Le Havre : la mort d'un docker sur fond de trafics de drogue sème la peur sur le port

Publicité

Le Havre : la mort d'un docker sur fond de trafics de drogue sème la peur sur le port

Par
L'une des entrées du Port autonome du Havre.
L'une des entrées du Port autonome du Havre.
© Radio France - Emmanuel Leclere

Au Havre (Seine-Maritime), la ville du Premier ministre, la mort d'un docker retrouvé sur un parking de l'agglomération sème l'inquiétude. Sa mort serait liée au trafic de drogue. Ces trois dernières années, une vingtaine de dockers auraient été kidnappés et menacés.

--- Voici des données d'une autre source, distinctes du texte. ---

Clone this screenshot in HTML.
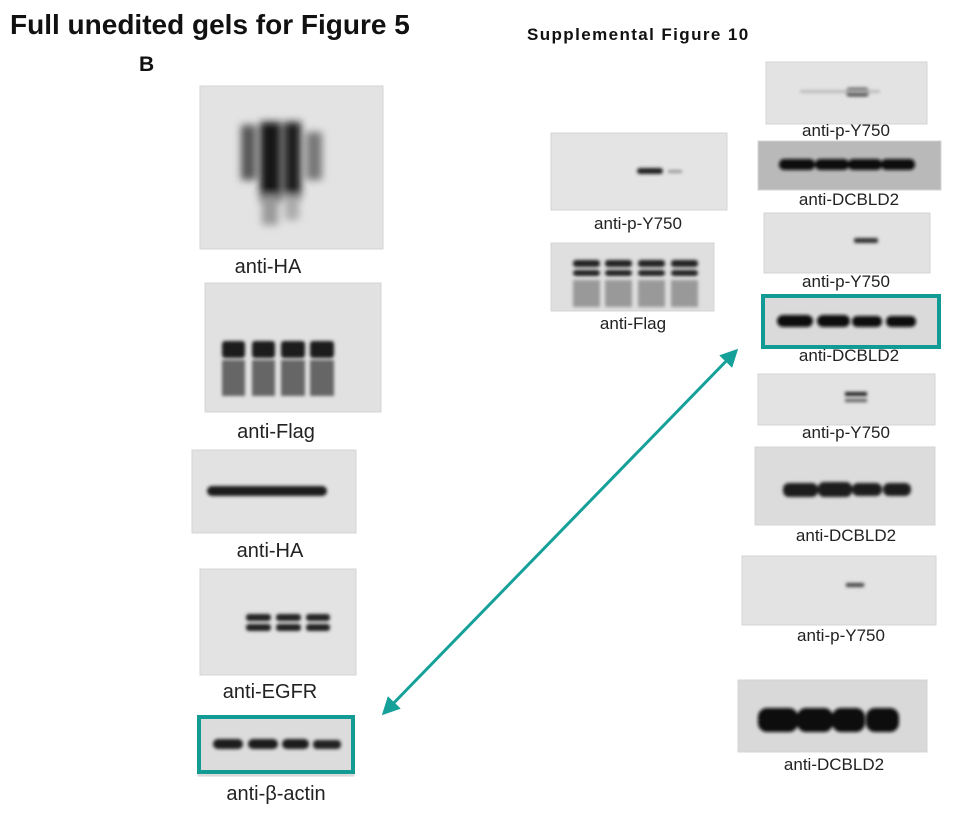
<!DOCTYPE html>
<html><head><meta charset="utf-8"><style>
html,body{margin:0;padding:0;background:#fff;}
body{width:963px;height:818px;position:relative;overflow:hidden;font-family:"Liberation Sans",Arial,sans-serif;}
.t{position:absolute;color:#111;white-space:nowrap;}
.l{position:absolute;color:#222;white-space:nowrap;transform:translateX(-50%);}
.big{font-size:20px;}
.sm{font-size:17px;}
</style></head><body>
<svg width="963" height="818" style="position:absolute;left:0;top:0">
<defs>
<filter id="b1" x="-20%" y="-50%" width="140%" height="200%"><feGaussianBlur stdDeviation="1.6"/></filter>
<filter id="b3" x="-30%" y="-30%" width="160%" height="160%"><feGaussianBlur stdDeviation="4"/></filter>
<marker id="ah" markerWidth="6" markerHeight="6" refX="4" refY="3" orient="auto-start-reverse" markerUnits="strokeWidth"><path d="M0,0 L6,3 L0,6 z" fill="#16a09a"/></marker>
</defs>
<g stroke="#d4d4d4" stroke-width="1">
<rect x="200" y="86" width="183" height="163" fill="#e3e3e3"/>
<rect x="205" y="283" width="176" height="129" fill="#e1e1e1"/>
<rect x="192" y="450" width="164" height="83" fill="#e2e2e2"/>
<rect x="200" y="569" width="156" height="106" fill="#e3e3e3"/>
<rect x="198" y="716" width="156" height="60" fill="#dcdcdc"/>
<rect x="551" y="133" width="176" height="77" fill="#e4e4e4"/>
<rect x="551" y="243" width="163" height="68" fill="#dfdfdf"/>
<rect x="766" y="62" width="161" height="62" fill="#e3e3e3"/>
<rect x="758" y="141" width="183" height="49" fill="#b9b9b9"/>
<rect x="764" y="213" width="166" height="60" fill="#e2e2e2"/>
<rect x="762" y="296" width="178" height="51" fill="#dadada"/>
<rect x="758" y="374" width="177" height="51" fill="#e3e3e3"/>
<rect x="755" y="447" width="180" height="78" fill="#dcdcdc"/>
<rect x="742" y="556" width="194" height="69" fill="#e3e3e3"/>
<rect x="738" y="680" width="189" height="72" fill="#d9d9d9"/>
</g>
<g filter="url(#b3)">
<rect x="241" y="125" width="15" height="55" fill="#555"/>
<rect x="260" y="122" width="21" height="80" fill="#151515"/>
<rect x="284" y="122" width="17" height="78" fill="#1a1a1a"/>
<rect x="306" y="132" width="16" height="48" fill="#777"/>
<rect x="262" y="195" width="16" height="30" fill="#999"/>
<rect x="285" y="195" width="14" height="25" fill="#aaa"/>
</g>
<g filter="url(#b1)">
<g fill="#1a1a1a">
<rect x="222" y="341" width="23" height="17" rx="3"/><rect x="252" y="341" width="23" height="17" rx="3"/>
<rect x="281" y="341" width="24" height="17" rx="3"/><rect x="310" y="341" width="24" height="17" rx="3"/>
</g>
<g fill="#666">
<rect x="222" y="360" width="23" height="36"/><rect x="252" y="360" width="23" height="36"/>
<rect x="281" y="360" width="24" height="36"/><rect x="310" y="360" width="24" height="36"/>
</g>
<rect x="207" y="486" width="120" height="10" rx="5" fill="#1a1a1a"/>
<g fill="#222">
<rect x="246" y="614" width="25" height="7" rx="3"/><rect x="276" y="614" width="25" height="7" rx="3"/><rect x="306" y="614" width="24" height="7" rx="3"/>
<rect x="246" y="624" width="25" height="7" rx="3"/><rect x="276" y="624" width="25" height="7" rx="3"/><rect x="306" y="624" width="24" height="7" rx="3"/>
</g>
<rect x="213" y="739" width="30" height="10" rx="5" fill="#1a1a1a"/><rect x="248" y="739" width="30" height="10" rx="5" fill="#1a1a1a"/>
<rect x="282" y="739" width="27" height="10" rx="5" fill="#1a1a1a"/><rect x="313" y="740" width="28" height="9" rx="4" fill="#222"/>
<rect x="637" y="168" width="26" height="6" rx="3" fill="#222"/>
<rect x="668" y="170" width="14" height="3" fill="#999"/>
<g fill="#222"><rect x="573" y="260" width="27" height="7" rx="3"/><rect x="605" y="260" width="27" height="7" rx="3"/><rect x="638" y="260" width="27" height="7" rx="3"/><rect x="671" y="260" width="27" height="7" rx="3"/>
<rect x="573" y="270" width="27" height="6" rx="3"/><rect x="605" y="270" width="27" height="6" rx="3"/><rect x="638" y="270" width="27" height="6" rx="3"/><rect x="671" y="270" width="27" height="6" rx="3"/></g>
<g fill="#999"><rect x="573" y="280" width="27" height="27"/><rect x="605" y="280" width="27" height="27"/><rect x="638" y="280" width="27" height="27"/><rect x="671" y="280" width="27" height="27"/></g>
<rect x="846" y="88" width="23" height="8" rx="3" fill="#111"/>
<rect x="800" y="90" width="80" height="3" fill="#bbb"/>
<g fill="#111"><rect x="779" y="159" width="36" height="11" rx="5"/><rect x="815" y="159" width="34" height="11" rx="5"/><rect x="848" y="159" width="34" height="11" rx="5"/><rect x="881" y="159" width="34" height="11" rx="5"/></g>
<rect x="854" y="238" width="24" height="5" rx="2" fill="#333"/>
<g fill="#111"><rect x="777" y="315" width="36" height="12" rx="6"/><rect x="817" y="315" width="33" height="12" rx="6"/><rect x="852" y="316" width="30" height="11" rx="5"/><rect x="886" y="316" width="30" height="11" rx="5"/></g>
<rect x="845" y="392" width="22" height="4" fill="#222"/><rect x="845" y="399" width="22" height="3" fill="#555"/>
<g fill="#1a1a1a"><rect x="783" y="483" width="35" height="14" rx="6"/><rect x="818" y="482" width="34" height="15" rx="6"/><rect x="852" y="483" width="30" height="13" rx="6"/><rect x="883" y="483" width="28" height="13" rx="6"/></g>
<rect x="846" y="583" width="18" height="4" fill="#444"/>
<g fill="#111"><rect x="758" y="708" width="40" height="24" rx="9"/><rect x="797" y="708" width="36" height="24" rx="9"/><rect x="832" y="708" width="33" height="24" rx="9"/><rect x="866" y="708" width="33" height="24" rx="9"/></g>
</g>
<rect x="199" y="717" width="154" height="55" fill="none" stroke="#129a95" stroke-width="4"/>
<rect x="763" y="296" width="176" height="51" fill="none" stroke="#129a95" stroke-width="4"/>
<line x1="386" y1="711" x2="734" y2="353" stroke="#16a09a" stroke-width="3" marker-start="url(#ah)" marker-end="url(#ah)"/>
</svg>
<div class="t" style="left:10px;top:9px;font-size:28px;font-weight:bold;">Full unedited gels for Figure 5</div>
<div class="t" style="left:139px;top:53px;font-size:21px;font-weight:bold;">B</div>
<div class="t" style="left:527px;top:25px;font-size:17px;font-weight:bold;letter-spacing:1.4px;">Supplemental Figure 10</div>
<div class="l big" style="left:268px;top:256px;">anti-HA</div>
<div class="l big" style="left:276px;top:421px;">anti-Flag</div>
<div class="l big" style="left:270px;top:540px;">anti-HA</div>
<div class="l big" style="left:270px;top:681px;">anti-EGFR</div>
<div class="l big" style="left:276px;top:783px;">anti-β-actin</div>
<div class="l sm" style="left:638px;top:214px;">anti-p-Y750</div>
<div class="l sm" style="left:633px;top:314px;">anti-Flag</div>
<div class="l sm" style="left:846px;top:121px;">anti-p-Y750</div>
<div class="l sm" style="left:849px;top:190px;">anti-DCBLD2</div>
<div class="l sm" style="left:846px;top:272px;">anti-p-Y750</div>
<div class="l sm" style="left:849px;top:346px;">anti-DCBLD2</div>
<div class="l sm" style="left:846px;top:423px;">anti-p-Y750</div>
<div class="l sm" style="left:846px;top:526px;">anti-DCBLD2</div>
<div class="l sm" style="left:841px;top:626px;">anti-p-Y750</div>
<div class="l sm" style="left:834px;top:755px;">anti-DCBLD2</div>
</body></html>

Coke en stock sur les docks. Une semaine après la découverte du corps d’un docker, délégué CGT au port du Havre (Seine-Maritime), l'enquête s'oriente sur la piste d'un kidnapping, lié au trafic de drogue et qui aurait mal tourné. C’est la première fois qu’un docker est retrouvé mort après avoir été enlevé, séquestré et frappé. En revanche, ce n'est pas une nouveauté que des dockers et des agents du port soient menacés ou intimidés, en lien avec le trafic de cocaïne, qui a explosé ces dernières années. Ils seraient, ces trois dernières années, une vingtaine a avoir été enlevés, séquestrés et parfois roués de coups avant d’être relâchés. Il n’y a toutefois eu que très peu de dépôts de plaintes.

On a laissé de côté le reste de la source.